■ EXERCISE AIM: Search the listing for "with" and copy every line where it appears.

■ THE RECORDS:
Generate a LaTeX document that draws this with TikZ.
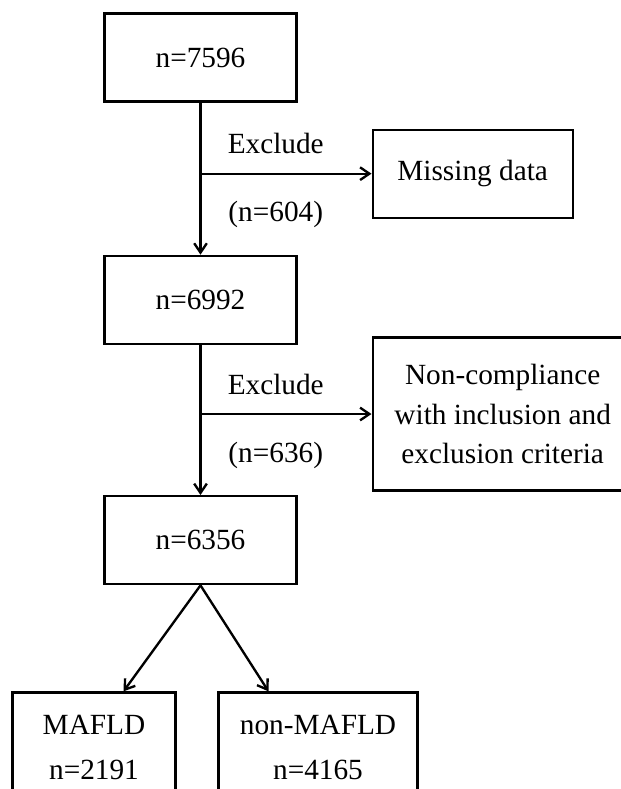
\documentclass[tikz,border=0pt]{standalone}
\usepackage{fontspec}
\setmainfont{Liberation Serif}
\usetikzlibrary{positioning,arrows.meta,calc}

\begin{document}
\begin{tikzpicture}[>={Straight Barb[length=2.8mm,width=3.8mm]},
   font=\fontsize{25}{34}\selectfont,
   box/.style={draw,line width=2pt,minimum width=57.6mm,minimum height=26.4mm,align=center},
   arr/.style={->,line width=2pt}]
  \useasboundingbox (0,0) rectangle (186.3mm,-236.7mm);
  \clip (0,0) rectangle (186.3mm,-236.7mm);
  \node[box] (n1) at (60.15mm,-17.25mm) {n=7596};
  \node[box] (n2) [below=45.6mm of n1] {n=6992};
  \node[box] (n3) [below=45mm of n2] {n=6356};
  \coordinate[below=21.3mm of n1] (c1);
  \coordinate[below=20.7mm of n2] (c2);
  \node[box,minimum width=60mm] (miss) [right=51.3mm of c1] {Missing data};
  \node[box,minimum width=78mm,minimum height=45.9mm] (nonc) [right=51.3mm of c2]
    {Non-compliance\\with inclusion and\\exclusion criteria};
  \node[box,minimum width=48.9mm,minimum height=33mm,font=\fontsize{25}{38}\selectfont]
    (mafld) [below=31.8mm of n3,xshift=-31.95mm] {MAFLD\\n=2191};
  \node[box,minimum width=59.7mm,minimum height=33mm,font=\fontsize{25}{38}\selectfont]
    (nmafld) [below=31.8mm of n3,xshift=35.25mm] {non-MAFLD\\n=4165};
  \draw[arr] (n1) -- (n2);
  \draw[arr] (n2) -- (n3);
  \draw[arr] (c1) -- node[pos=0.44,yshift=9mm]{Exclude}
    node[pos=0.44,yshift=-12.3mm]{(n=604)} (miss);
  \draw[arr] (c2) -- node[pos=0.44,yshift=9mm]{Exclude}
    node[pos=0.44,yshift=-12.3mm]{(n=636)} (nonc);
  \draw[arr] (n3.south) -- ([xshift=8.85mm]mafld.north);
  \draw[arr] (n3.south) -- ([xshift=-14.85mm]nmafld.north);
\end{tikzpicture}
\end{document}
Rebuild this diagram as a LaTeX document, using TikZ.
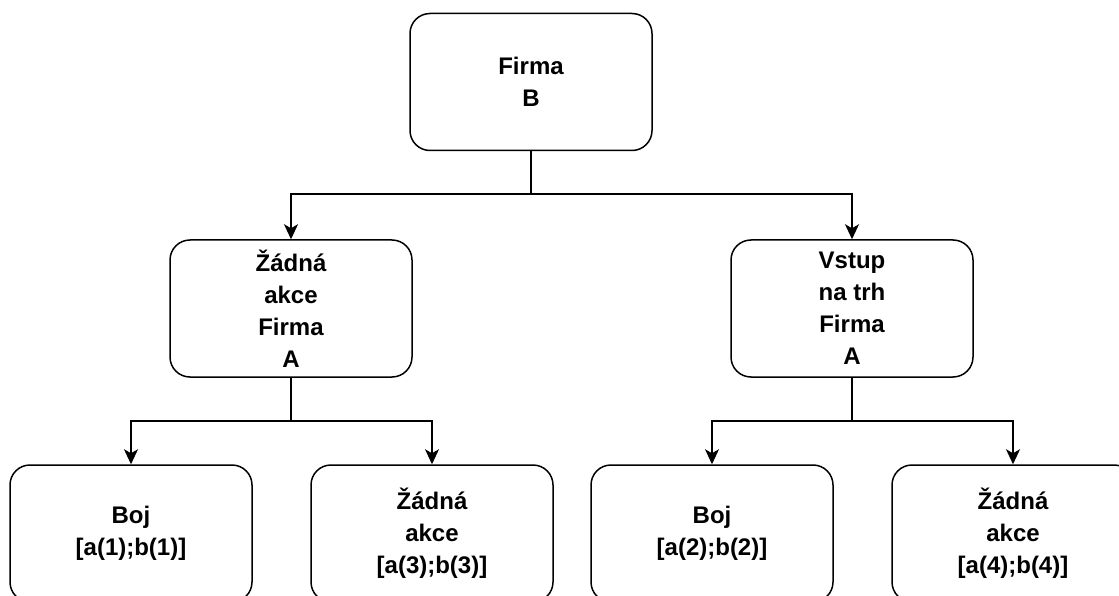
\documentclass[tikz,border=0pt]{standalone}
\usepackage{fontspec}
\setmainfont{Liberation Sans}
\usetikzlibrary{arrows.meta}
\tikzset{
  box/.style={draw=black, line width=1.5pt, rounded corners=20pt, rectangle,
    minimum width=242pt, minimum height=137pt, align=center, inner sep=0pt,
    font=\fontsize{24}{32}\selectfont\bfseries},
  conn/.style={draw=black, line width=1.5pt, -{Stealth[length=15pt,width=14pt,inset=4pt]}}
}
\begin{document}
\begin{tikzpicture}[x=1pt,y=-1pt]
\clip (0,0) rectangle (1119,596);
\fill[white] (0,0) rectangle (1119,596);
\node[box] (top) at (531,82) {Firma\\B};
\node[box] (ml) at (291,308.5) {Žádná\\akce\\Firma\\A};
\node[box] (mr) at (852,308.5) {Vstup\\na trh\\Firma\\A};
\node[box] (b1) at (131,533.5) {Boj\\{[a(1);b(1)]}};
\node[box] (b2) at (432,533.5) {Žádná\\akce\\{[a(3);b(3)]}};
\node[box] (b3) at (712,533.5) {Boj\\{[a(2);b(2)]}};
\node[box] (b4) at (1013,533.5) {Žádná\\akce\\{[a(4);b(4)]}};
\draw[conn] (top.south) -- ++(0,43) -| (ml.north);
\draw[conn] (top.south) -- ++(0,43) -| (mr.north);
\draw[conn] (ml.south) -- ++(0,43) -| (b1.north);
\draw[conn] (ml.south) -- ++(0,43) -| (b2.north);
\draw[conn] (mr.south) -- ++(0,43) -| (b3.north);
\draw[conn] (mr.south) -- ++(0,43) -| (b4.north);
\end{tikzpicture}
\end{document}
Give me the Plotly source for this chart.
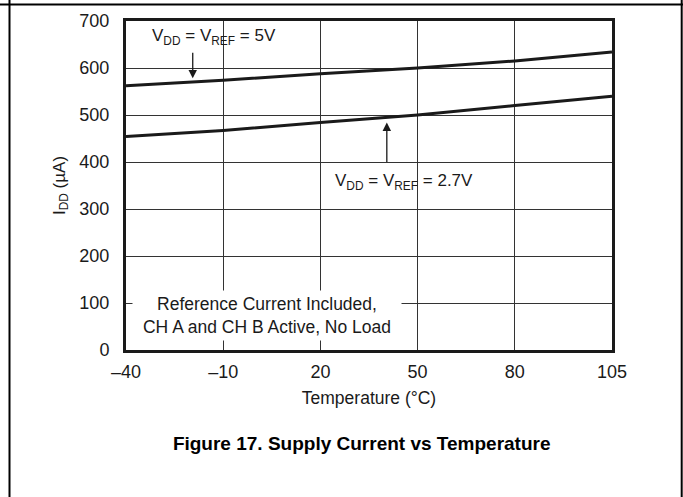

■ TASK RESPONSE:
Generate a LaTeX document that draws this with TikZ.
    {Non-compliance\\with inclusion and\\exclusion criteria};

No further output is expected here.